Además, no recuerdo si el mismo día o al siguiente, me atreví a decir que organizar un Premio de Fórmula 1 en Madrid cuando los propios madrileños sin coches híbridos o eléctricos ya no pueden circular por casi ningún punto de su ciudad, me parecía una absoluta tomadura de pelo. A continuación, Ayusers y Almeiders explicándome la normativa de huella de carbono de los coches de carreras para 2026, que, perdón por la sinceridad, tampoco me produce nada parecido a la curiosidad. La tomadura de pelo está ahí y que cada uno vote en consecuencia, que sarna con gusto no pica.
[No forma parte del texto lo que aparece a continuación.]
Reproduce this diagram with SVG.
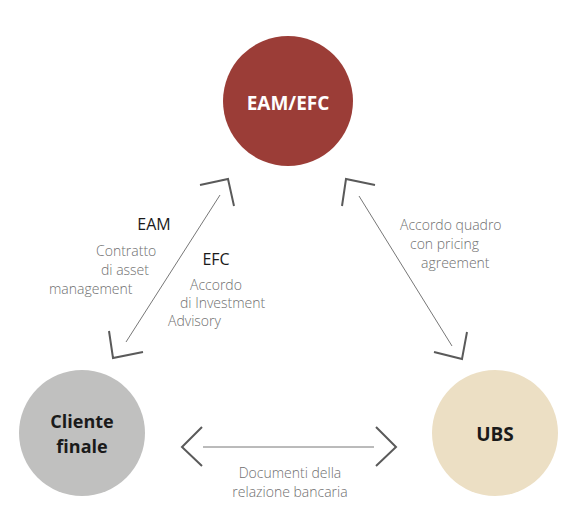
<svg xmlns="http://www.w3.org/2000/svg" width="580" height="526" viewBox="0 0 580 526">
<style>
.lbl{font-family:"Open Sans","Liberation Sans",sans-serif;font-size:14px;font-weight:300;fill:#6f6f6f}
.hd{font-family:"Open Sans","Liberation Sans",sans-serif;font-size:16px;fill:#1a1a1a}
.nt{font-family:"Open Sans","Liberation Sans",sans-serif;font-size:19px;font-weight:bold;text-anchor:middle}
.nt2{font-family:"Open Sans","Liberation Sans",sans-serif;font-size:18px;font-weight:bold;text-anchor:middle}
.ln{stroke:#777;stroke-width:1;fill:none}
.hd2{stroke:#5a5a5a;stroke-width:2;fill:none}
</style>
<rect width="580" height="526" fill="#fff"/>
<g id="connectors">
<line class="ln" x1="126" y1="342" x2="220" y2="195"/>
<polyline class="hd2" points="200,185 228,179 234,206"/>
<polyline class="hd2" points="109,331 113,358 143,352"/>
<line class="ln" x1="359" y1="196" x2="452" y2="346"/>
<polyline class="hd2" points="375,185 346,179 342,206"/>
<polyline class="hd2" points="434,352 462,359 467,332"/>
<line class="ln" x1="203" y1="447" x2="374" y2="447"/>
<polyline class="hd2" points="202,427 182,447 202,466"/>
<polyline class="hd2" points="376,427 396,447 376,466"/>
</g>
<g id="eamefc">
<circle cx="288" cy="101" r="65" fill="#9b3d37"/>
<text class="nt" x="288" y="110" fill="#fff">EAM/EFC</text>
</g>
<g id="cliente">
<circle cx="82" cy="433" r="63" fill="#c0c0bf"/>
<text class="nt2" x="82" y="428" fill="#1a1a1a">Cliente</text>
<text class="nt2" x="82" y="453" fill="#1a1a1a">finale</text>
</g>
<g id="ubs">
<circle cx="495" cy="433" r="63" fill="#ecdfc4"/>
<text class="nt" x="495" y="441" fill="#1a1a1a">UBS</text>
</g>
<g id="labels">
<text class="hd" x="154" y="230" text-anchor="middle">EAM</text>
<text class="lbl" x="96" y="256">Contratto</text>
<text class="lbl" x="101" y="275">di asset</text>
<text class="lbl" x="49" y="294">management</text>
<text class="hd" x="216" y="265" text-anchor="middle">EFC</text>
<text class="lbl" x="190" y="290">Accordo</text>
<text class="lbl" x="180" y="308">di Investment</text>
<text class="lbl" x="168" y="326">Advisory</text>
<text class="lbl" x="400" y="230">Accordo quadro</text>
<text class="lbl" x="410" y="249">con pricing</text>
<text class="lbl" x="421" y="268">agreement</text>
<text class="lbl" x="290" y="478" text-anchor="middle">Documenti della</text>
<text class="lbl" x="290" y="497" text-anchor="middle">relazione bancaria</text>
</g>
</svg>
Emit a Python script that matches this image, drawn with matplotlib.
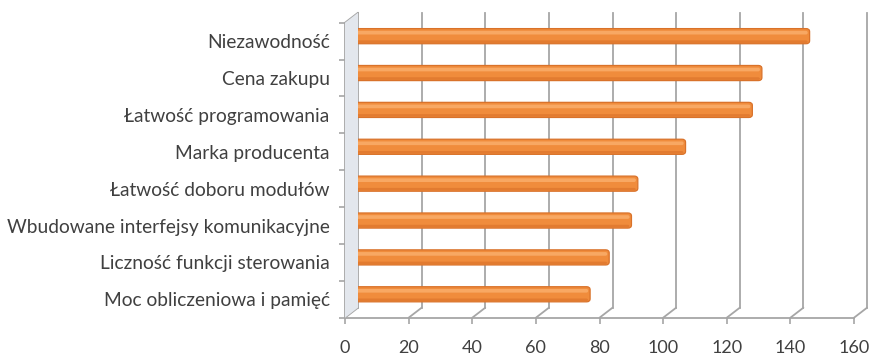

Por supuesto hay quien comenta educadamente que le gustan los deportes de motor y se alegra de poder verlos en su ciudad o que le parece que compensa la inversión, y aunque a mí no me sucede ninguna de las dos cosas, con esas personas no hay ningún problema.
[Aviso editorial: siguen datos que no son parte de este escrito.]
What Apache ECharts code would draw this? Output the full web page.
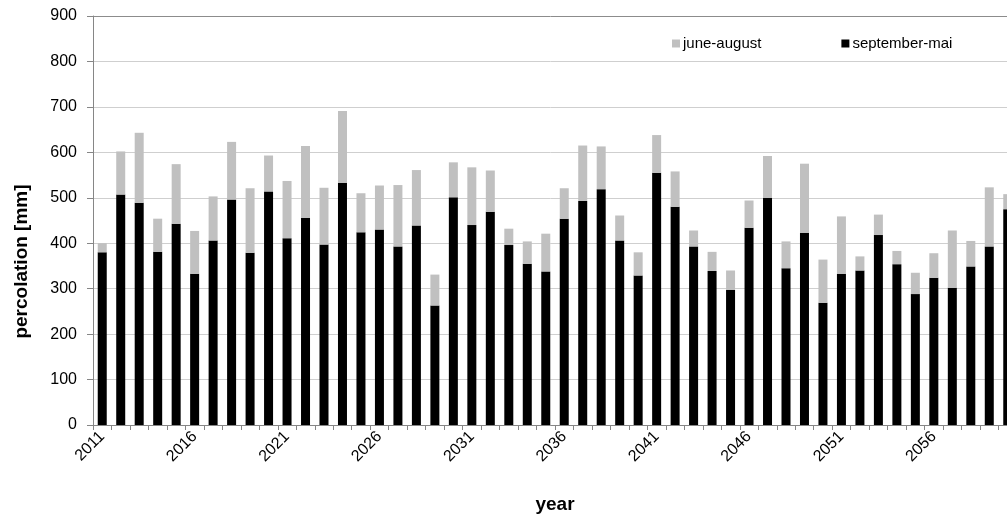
<!DOCTYPE html>
<html>
<head>
<meta charset="utf-8">
<script src="https://cdn.jsdelivr.net/npm/echarts@6/dist/echarts.min.js"></script>
<style>
  html, body { margin: 0; padding: 0; background: #fff; }
  #chart { width: 1007px; height: 515px; }
</style>
</head>
<body>
<div id="chart"></div>
<script>
// Seasonal percolation per year, in mm
const years = [];
for (let y = 2011; y <= 2060; y++) years.push(String(y));

// Percolation from September to May (lower segment of each bar)
const septemberMai = [
  380, 507, 489, 381, 443, 333, 406, 496, 379, 514,
  411, 456, 397, 533, 424, 430, 393, 439, 263, 501,
  440, 469, 396, 355, 338, 454, 493, 519, 406, 329,
  555, 480, 393, 339, 297, 434, 500, 345, 423, 269,
  333, 340, 418, 354, 288, 324, 302, 349, 393, 475
];

// Percolation from June to August (upper segment, stacked on top)
const juneAugust = [
  20, 95, 154, 73, 131, 94, 97, 127, 142, 79,
  126, 158, 125, 158, 86, 97, 135, 122, 68, 77,
  127, 91, 36, 49, 83, 67, 122, 94, 55, 51,
  83, 78, 35, 42, 43, 60, 92, 59, 152, 95,
  126, 31, 45, 29, 47, 54, 126, 56, 130, 33
];

const yTicks = { min: 0, max: 900, interval: 100 };

const font = '"Liberation Sans", Arial, sans-serif';
const chart = echarts.init(document.getElementById('chart'), null, { renderer: 'canvas' });

// Light grid lines, the top one drawn darker as the plot frame
const gridColors = [];
for (let v = yTicks.min; v <= yTicks.max; v += yTicks.interval) {
  gridColors.push(v === yTicks.max ? '#8c8c8c' : '#cfcfcf');
}

chart.setOption({
  animation: false,
  backgroundColor: '#fff',
  textStyle: { fontFamily: font },
  grid: {
    left: 93, right: -10, top: 16, bottom: 90,
    containLabel: false,
    outerBoundsMode: 'none'
  },
  legend: {
    left: 672,
    top: 36,
    padding: 0,
    itemWidth: 8,
    itemHeight: 8,
    itemGap: 80,
    icon: 'rect',
    textStyle: { fontFamily: font, fontSize: 15, color: '#000', padding: [0, 0, 0, -2] },
    data: ['june-august', 'september-mai']
  },
  xAxis: {
    type: 'category',
    data: years,
    name: 'year',
    nameLocation: 'middle',
    nameGap: 70,
    nameTextStyle: { fontFamily: font, fontSize: 19, fontWeight: 'bold', color: '#000' },
    axisLine: { lineStyle: { color: '#868686', width: 1 } },
    axisTick: { show: true, alignWithLabel: false, interval: 0, length: 5, lineStyle: { color: '#868686' } },
    axisLabel: {
      interval: 4,
      rotate: 45,
      fontFamily: font,
      fontSize: 16,
      color: '#000',
      margin: 9
    },
    splitLine: { show: false }
  },
  yAxis: {
    type: 'value',
    min: yTicks.min,
    max: yTicks.max,
    interval: yTicks.interval,
    name: 'percolation [mm]',
    nameLocation: 'middle',
    nameGap: 62,
    nameRotate: 90,
    nameTextStyle: { fontFamily: font, fontSize: 19, fontWeight: 'bold', color: '#000', padding: [0, 82, 0, 0] },
    axisLine: { show: true, lineStyle: { color: '#868686', width: 1 } },
    axisTick: { show: true, length: 6, lineStyle: { color: '#868686' } },
    axisLabel: { fontFamily: font, fontSize: 16, color: '#000', margin: 16 },
    splitLine: { show: true, lineStyle: { color: gridColors, width: 1 } }
  },
  series: [
    {
      name: 'september-mai',
      type: 'bar',
      stack: 'total',
      data: septemberMai,
      barWidth: 9,
      itemStyle: { color: '#000000' }
    },
    {
      name: 'june-august',
      type: 'bar',
      stack: 'total',
      data: juneAugust,
      barWidth: 9,
      itemStyle: { color: '#c0c0c0' }
    }
  ]
});
</script>
</body>
</html>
Estas experiencias no suponen, como ven, ningún problema más allá de mi propio aburrimiento, que soluciono silenciando los hilos. Como dijo hace unos días la periodista Mer Barona «allá cada uno, pero respondéis a gente a la que ni miraríais con asco si la conocieses en la vida real. Porque cara a cara no dirían esas burradas». Más razón que un santo. Yo, desde que la leí, he dejado de contestar todo aquello que no sean comentarios educados y constructivos. Con lo que me gusta a mí insultar a progres en Twitter.
El problema es que también hay otro tipo de personas sueltas por las redes sociales, que no sólo insultan, sino que inician auténticas campañas de acoso, incluso físico contra el disidente. Una amiga mía, periodista, tuvo que ir la semana pasada a Barajas a contar el hacinamiento de los africanos que no cogen los vuelos para los que han comprado billete al hacer escala en nuestro país y se quedan meses exigiendo asilo. Lo de mandar a una chica guapísima y joven a cubrir un tema relacionado con inmigrantes ilegales digamos, con culturas poco respetuosas con la libertad e integridad de la mujer, a mí de entrada me pareció una idea regular. Y pasó lo que tenía que pasar, claro: que varios de ellos la siguieron hasta el metro diciéndole de todo y acercándose de una manera muy incómoda. Que pasó terror lo sé bien porque estaba al teléfono con ella. Asustada como se encontraba se le ocurrió compartir una foto en Twitter y empezó lo que estaba cantado: cuentas de izquierdas, incluso de pseudoperiodistas y pseudoprofesores universitarios llamando al acoso contra ella «por racista». Mi amiga es tan racista que es mexicana de abuela libanesa y ha vivido en cuatro países. Ósea que sabe perfectamente lo que es emigrar y moverse por el mundo, pero con una diferencia: el respeto a las leyes. La cosa terminó en amenazas de muerte contra ella y su hija de cuatro años hasta que tuvo que cerrar sus cuentas y borrar el mensaje que no cumplía con los cánones de la izquierda que prefiere ser ciega ante los delitos siempre y cuando los cometan los suyos.
Así que como la gentuza nunca va a dejar de ser gentuza, a las pruebas que nos da a diario el Gobierno me remito, y no voy a hacer ningún llamamiento para que dejen de serlo, sí lo haré a la gente normal: no señalemos. No molestemos. Aprendemos a usar las redes sin ser un incordio para nadie. Todos lo agradeceremos.